- **Task prompt**:
What do the lines from the top of the data through the line with "linewidth=1.5, width=0.4, ax=ax)" say? Quote them exactly and include both ends.
━━━━━━━━
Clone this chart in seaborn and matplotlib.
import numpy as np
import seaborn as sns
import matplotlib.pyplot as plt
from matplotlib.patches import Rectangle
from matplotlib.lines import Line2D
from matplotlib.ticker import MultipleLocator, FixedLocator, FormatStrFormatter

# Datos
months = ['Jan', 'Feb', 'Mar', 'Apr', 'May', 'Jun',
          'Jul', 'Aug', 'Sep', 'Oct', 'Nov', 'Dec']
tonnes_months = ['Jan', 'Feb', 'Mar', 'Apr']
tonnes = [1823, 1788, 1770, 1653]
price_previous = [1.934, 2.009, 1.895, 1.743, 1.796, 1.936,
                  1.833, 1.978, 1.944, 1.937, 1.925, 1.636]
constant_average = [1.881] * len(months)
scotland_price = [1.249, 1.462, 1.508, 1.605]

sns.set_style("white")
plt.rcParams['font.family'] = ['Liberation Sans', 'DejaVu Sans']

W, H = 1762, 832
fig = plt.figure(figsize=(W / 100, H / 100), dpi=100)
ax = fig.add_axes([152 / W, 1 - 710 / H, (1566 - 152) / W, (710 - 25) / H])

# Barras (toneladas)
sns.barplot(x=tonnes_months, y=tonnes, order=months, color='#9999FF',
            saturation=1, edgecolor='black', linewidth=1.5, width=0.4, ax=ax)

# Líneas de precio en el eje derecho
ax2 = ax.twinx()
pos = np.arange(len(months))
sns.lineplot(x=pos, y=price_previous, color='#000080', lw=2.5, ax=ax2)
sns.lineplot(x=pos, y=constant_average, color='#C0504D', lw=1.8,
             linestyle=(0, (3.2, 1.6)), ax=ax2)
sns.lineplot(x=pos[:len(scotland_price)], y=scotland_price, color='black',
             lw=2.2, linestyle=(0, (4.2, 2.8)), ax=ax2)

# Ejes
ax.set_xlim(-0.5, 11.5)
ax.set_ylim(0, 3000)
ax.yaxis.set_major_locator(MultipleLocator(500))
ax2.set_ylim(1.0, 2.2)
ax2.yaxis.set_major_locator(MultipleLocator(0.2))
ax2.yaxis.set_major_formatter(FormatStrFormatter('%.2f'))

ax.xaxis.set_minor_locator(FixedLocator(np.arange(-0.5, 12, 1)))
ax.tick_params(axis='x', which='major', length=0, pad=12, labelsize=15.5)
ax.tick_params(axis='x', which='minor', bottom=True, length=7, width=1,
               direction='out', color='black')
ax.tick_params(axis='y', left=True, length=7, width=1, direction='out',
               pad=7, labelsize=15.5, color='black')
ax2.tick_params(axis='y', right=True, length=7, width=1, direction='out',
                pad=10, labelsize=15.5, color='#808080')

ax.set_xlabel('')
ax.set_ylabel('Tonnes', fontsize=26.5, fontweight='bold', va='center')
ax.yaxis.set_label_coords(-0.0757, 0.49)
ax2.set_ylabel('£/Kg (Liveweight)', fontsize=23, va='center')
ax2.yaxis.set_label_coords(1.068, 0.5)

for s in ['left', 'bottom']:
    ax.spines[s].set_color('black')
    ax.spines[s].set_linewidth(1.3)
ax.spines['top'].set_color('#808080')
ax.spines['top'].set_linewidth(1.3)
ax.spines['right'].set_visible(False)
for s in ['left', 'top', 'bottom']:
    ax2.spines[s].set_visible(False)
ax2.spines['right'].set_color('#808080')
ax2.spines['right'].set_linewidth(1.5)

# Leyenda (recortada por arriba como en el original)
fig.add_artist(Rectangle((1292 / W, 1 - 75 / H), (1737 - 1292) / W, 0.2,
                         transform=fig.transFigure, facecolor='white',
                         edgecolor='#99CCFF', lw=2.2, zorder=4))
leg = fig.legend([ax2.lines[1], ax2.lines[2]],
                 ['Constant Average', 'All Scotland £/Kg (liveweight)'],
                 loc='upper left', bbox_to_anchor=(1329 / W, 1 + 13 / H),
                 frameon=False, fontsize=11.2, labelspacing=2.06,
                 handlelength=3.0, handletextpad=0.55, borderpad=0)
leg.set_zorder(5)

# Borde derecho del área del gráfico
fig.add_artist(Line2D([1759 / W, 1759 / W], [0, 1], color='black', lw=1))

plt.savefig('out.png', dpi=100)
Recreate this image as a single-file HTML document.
━━━━━━━━
- **Correct response**:
Clone this chart in seaborn and matplotlib.
import numpy as np
import seaborn as sns
import matplotlib.pyplot as plt
from matplotlib.patches import Rectangle
from matplotlib.lines import Line2D
from matplotlib.ticker import MultipleLocator, FixedLocator, FormatStrFormatter

# Datos
months = ['Jan', 'Feb', 'Mar', 'Apr', 'May', 'Jun',
          'Jul', 'Aug', 'Sep', 'Oct', 'Nov', 'Dec']
tonnes_months = ['Jan', 'Feb', 'Mar', 'Apr']
tonnes = [1823, 1788, 1770, 1653]
price_previous = [1.934, 2.009, 1.895, 1.743, 1.796, 1.936,
                  1.833, 1.978, 1.944, 1.937, 1.925, 1.636]
constant_average = [1.881] * len(months)
scotland_price = [1.249, 1.462, 1.508, 1.605]

sns.set_style("white")
plt.rcParams['font.family'] = ['Liberation Sans', 'DejaVu Sans']

W, H = 1762, 832
fig = plt.figure(figsize=(W / 100, H / 100), dpi=100)
ax = fig.add_axes([152 / W, 1 - 710 / H, (1566 - 152) / W, (710 - 25) / H])

# Barras (toneladas)
sns.barplot(x=tonnes_months, y=tonnes, order=months, color='#9999FF',
            saturation=1, edgecolor='black', linewidth=1.5, width=0.4, ax=ax)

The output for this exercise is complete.